**DIRECTIONS FOR THIS TASK:** Please transcribe the listing below in full and word for word, without its pictures.

**GIVEN MATERIAL:**

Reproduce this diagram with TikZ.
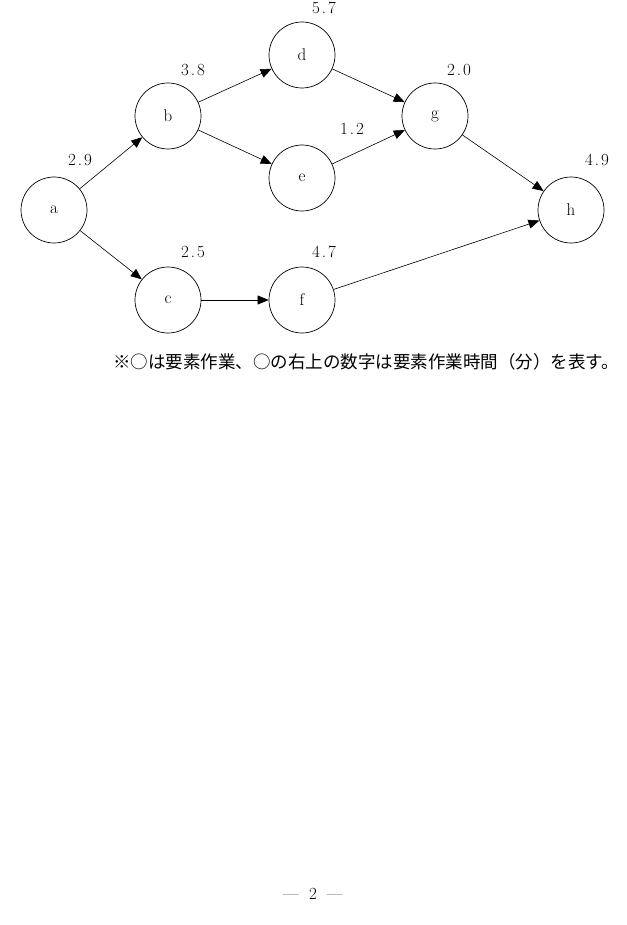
\documentclass[tikz,border=0pt]{standalone}
\usepackage{fontspec}
\newfontfamily\cjk{Noto Sans CJK JP}
\usetikzlibrary{arrows.meta}
\newcommand{\nm}[3]{#1\kern2pt#2\kern2pt#3}
\begin{document}
\begin{tikzpicture}[x=1pt,y=-1pt,
  task/.style={circle,draw,line width=0.7pt,minimum size=66pt,inner sep=0pt,font=\fontsize{17}{19}\selectfont},
  lab/.style={font=\fontsize{17}{19}\selectfont},
  arr/.style={-{Triangle[length=11pt,width=9pt]},line width=0.6pt}]
\useasboundingbox (0,0) rectangle (626,925);
\node[task] (a) at (54,210) {a};
\node[task] (b) at (168,116) {b};
\node[task] (c) at (168,300) {c};
\node[task] (d) at (302,55) {d};
\node[task] (e) at (302,178) {e};
\node[task] (f) at (302,300) {f};
\node[task] (g) at (435,116) {g};
\node[task] (h) at (571,210) {h};
\node[lab] (la) at (80,160) {\nm2.9};
\node[lab] (lb) at (193,70) {\nm3.8};
\node[lab] (ld) at (324,8) {\nm5.7};
\node[lab] (lg) at (459,70) {\nm2.0};
\node[lab] (le) at (352,129) {\nm1.2};
\node[lab] (lh) at (597,160) {\nm4.9};
\node[lab] (lc) at (193,252) {\nm2.5};
\node[lab] (lf) at (324,252) {\nm4.7};
\draw[arr] (a) -- (b);
\draw[arr] (a) -- (c);
\draw[arr] (b) -- (d);
\draw[arr] (b) -- (e);
\draw[arr] (c) -- (f);
\draw[arr] (d) -- (g);
\draw[arr] (e) -- (g);
\draw[arr] (g) -- (h);
\draw[arr] (f) -- (h);
\node[font=\cjk\fontsize{17.5}{19}\selectfont] (cap) at (366,362) {※○は要素作業、○の右上の数字は要素作業時間（分）を表す。};
\node[lab] (pg) at (313,894) {—\ \ 2\ \ —};
\end{tikzpicture}
\end{document}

**FULL RESPONSE:**
Reproduce this diagram with TikZ.
\documentclass[tikz,border=0pt]{standalone}
\usepackage{fontspec}
\newfontfamily\cjk{Noto Sans CJK JP}
\usetikzlibrary{arrows.meta}
\newcommand{\nm}[3]{#1\kern2pt#2\kern2pt#3}
\begin{document}
\begin{tikzpicture}[x=1pt,y=-1pt,
  task/.style={circle,draw,line width=0.7pt,minimum size=66pt,inner sep=0pt,font=\fontsize{17}{19}\selectfont},
  lab/.style={font=\fontsize{17}{19}\selectfont},
  arr/.style={-{Triangle[length=11pt,width=9pt]},line width=0.6pt}]
\useasboundingbox (0,0) rectangle (626,925);
\node[task] (a) at (54,210) {a};
\node[task] (b) at (168,116) {b};
\node[task] (c) at (168,300) {c};
\node[task] (d) at (302,55) {d};
\node[task] (e) at (302,178) {e};
\node[task] (f) at (302,300) {f};
\node[task] (g) at (435,116) {g};
\node[task] (h) at (571,210) {h};
\node[lab] (la) at (80,160) {\nm2.9};
\node[lab] (lb) at (193,70) {\nm3.8};
\node[lab] (ld) at (324,8) {\nm5.7};
\node[lab] (lg) at (459,70) {\nm2.0};
\node[lab] (le) at (352,129) {\nm1.2};
\node[lab] (lh) at (597,160) {\nm4.9};
\node[lab] (lc) at (193,252) {\nm2.5};
\node[lab] (lf) at (324,252) {\nm4.7};
\draw[arr] (a) -- (b);
\draw[arr] (a) -- (c);
\draw[arr] (b) -- (d);
\draw[arr] (b) -- (e);
\draw[arr] (c) -- (f);
\draw[arr] (d) -- (g);
\draw[arr] (e) -- (g);
\draw[arr] (g) -- (h);
\draw[arr] (f) -- (h);
\node[font=\cjk\fontsize{17.5}{19}\selectfont] (cap) at (366,362) {※○は要素作業、○の右上の数字は要素作業時間（分）を表す。};
\node[lab] (pg) at (313,894) {—\ \ 2\ \ —};
\end{tikzpicture}
\end{document}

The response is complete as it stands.